Problem statement - Leaving the pictures out, print the lines from the first line of the listing through the line containing "legend_text_starts = [181, 627, 1081]", exactly as they read, and no others.

BEGIN Data block

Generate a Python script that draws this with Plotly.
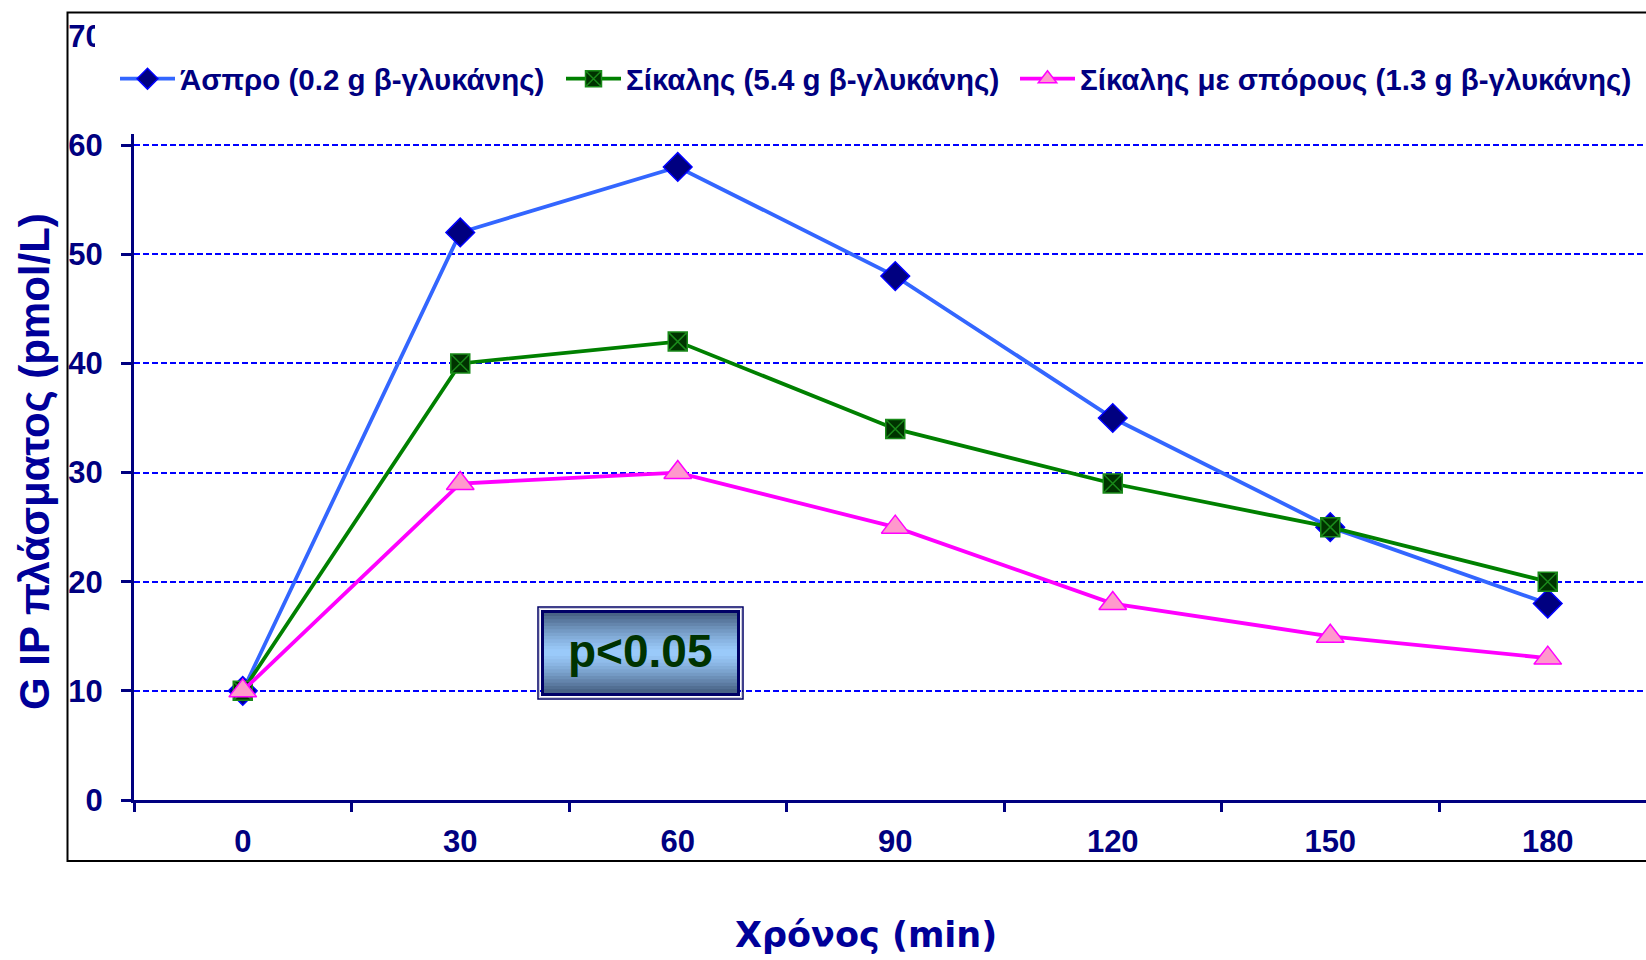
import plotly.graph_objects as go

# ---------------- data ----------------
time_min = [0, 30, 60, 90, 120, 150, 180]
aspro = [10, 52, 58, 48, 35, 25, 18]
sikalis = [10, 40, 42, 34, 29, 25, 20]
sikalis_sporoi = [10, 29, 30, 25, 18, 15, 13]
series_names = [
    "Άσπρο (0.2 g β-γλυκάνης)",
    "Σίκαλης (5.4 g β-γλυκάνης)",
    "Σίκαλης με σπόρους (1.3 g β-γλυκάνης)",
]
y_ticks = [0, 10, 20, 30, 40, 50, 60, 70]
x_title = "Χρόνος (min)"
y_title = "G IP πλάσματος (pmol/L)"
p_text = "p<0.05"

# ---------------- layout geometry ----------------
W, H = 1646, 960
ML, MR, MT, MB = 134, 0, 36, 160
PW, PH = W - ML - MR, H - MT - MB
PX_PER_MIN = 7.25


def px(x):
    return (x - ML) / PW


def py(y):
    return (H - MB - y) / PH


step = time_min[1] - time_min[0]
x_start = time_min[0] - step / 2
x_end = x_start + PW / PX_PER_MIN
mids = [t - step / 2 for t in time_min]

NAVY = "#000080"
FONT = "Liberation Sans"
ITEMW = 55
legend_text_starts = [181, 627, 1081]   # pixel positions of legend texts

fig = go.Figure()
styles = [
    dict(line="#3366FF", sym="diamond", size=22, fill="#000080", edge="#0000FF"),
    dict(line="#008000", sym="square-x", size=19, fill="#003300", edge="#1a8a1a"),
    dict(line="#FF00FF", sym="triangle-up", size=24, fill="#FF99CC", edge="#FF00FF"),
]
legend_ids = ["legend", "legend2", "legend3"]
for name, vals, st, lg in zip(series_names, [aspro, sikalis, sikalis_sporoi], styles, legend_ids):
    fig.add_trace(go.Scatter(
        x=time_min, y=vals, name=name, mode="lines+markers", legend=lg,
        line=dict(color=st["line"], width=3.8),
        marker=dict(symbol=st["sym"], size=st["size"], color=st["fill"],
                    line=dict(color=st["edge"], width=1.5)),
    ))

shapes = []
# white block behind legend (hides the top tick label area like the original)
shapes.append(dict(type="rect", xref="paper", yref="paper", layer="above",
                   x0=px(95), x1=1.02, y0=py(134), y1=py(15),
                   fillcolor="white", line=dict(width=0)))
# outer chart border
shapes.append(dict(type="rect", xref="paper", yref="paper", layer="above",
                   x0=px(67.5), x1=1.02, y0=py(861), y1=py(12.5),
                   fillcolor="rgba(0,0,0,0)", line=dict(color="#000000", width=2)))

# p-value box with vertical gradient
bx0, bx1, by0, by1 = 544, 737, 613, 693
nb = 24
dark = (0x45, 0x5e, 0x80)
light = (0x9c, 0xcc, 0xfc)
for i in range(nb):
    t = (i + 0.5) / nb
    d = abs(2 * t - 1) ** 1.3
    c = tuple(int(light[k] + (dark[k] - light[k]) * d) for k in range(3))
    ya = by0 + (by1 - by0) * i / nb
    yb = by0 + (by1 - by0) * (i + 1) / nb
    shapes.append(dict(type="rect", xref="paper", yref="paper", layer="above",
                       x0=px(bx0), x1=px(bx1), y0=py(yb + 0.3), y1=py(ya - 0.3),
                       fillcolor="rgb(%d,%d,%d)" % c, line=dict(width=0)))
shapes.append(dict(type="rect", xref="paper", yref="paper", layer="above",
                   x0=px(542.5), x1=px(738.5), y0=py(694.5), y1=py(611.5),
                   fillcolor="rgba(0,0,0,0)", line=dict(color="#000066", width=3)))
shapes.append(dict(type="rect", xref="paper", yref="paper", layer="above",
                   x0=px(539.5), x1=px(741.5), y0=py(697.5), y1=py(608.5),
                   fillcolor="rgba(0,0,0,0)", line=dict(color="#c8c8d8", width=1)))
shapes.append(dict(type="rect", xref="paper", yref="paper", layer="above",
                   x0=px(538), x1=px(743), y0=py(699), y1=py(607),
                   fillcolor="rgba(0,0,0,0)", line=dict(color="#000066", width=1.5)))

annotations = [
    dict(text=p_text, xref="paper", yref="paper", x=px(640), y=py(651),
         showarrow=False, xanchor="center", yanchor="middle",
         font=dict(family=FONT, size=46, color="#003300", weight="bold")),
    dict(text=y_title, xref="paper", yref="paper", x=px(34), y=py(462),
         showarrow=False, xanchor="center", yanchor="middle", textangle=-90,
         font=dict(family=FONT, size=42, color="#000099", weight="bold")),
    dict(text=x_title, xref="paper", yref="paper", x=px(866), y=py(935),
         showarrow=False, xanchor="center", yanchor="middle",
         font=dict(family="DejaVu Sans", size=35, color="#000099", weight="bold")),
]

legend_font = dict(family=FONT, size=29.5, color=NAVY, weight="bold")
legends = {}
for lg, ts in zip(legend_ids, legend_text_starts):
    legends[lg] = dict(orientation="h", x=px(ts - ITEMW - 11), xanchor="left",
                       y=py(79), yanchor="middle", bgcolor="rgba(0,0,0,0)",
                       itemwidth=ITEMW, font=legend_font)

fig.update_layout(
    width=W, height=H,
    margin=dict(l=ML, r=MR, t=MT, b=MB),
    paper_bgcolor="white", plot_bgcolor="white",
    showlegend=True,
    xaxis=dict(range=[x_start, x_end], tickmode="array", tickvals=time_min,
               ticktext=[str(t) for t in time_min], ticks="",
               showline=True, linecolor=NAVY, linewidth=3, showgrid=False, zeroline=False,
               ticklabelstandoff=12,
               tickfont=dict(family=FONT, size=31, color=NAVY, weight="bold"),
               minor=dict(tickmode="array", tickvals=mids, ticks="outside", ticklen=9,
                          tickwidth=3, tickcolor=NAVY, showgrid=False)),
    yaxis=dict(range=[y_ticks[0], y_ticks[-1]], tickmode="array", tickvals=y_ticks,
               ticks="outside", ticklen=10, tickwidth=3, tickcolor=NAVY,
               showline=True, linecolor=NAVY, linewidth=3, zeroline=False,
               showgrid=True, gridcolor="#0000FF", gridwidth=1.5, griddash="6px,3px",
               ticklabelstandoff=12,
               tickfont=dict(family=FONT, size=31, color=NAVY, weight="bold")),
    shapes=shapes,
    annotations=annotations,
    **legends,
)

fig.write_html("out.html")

END Data block

Expected output -
Generate a Python script that draws this with Plotly.
import plotly.graph_objects as go

# ---------------- data ----------------
time_min = [0, 30, 60, 90, 120, 150, 180]
aspro = [10, 52, 58, 48, 35, 25, 18]
sikalis = [10, 40, 42, 34, 29, 25, 20]
sikalis_sporoi = [10, 29, 30, 25, 18, 15, 13]
series_names = [
    "Άσπρο (0.2 g β-γλυκάνης)",
    "Σίκαλης (5.4 g β-γλυκάνης)",
    "Σίκαλης με σπόρους (1.3 g β-γλυκάνης)",
]
y_ticks = [0, 10, 20, 30, 40, 50, 60, 70]
x_title = "Χρόνος (min)"
y_title = "G IP πλάσματος (pmol/L)"
p_text = "p<0.05"

# ---------------- layout geometry ----------------
W, H = 1646, 960
ML, MR, MT, MB = 134, 0, 36, 160
PW, PH = W - ML - MR, H - MT - MB
PX_PER_MIN = 7.25


def px(x):
    return (x - ML) / PW


def py(y):
    return (H - MB - y) / PH


step = time_min[1] - time_min[0]
x_start = time_min[0] - step / 2
x_end = x_start + PW / PX_PER_MIN
mids = [t - step / 2 for t in time_min]

NAVY = "#000080"
FONT = "Liberation Sans"
ITEMW = 55
legend_text_starts = [181, 627, 1081]   # pixel positions of legend texts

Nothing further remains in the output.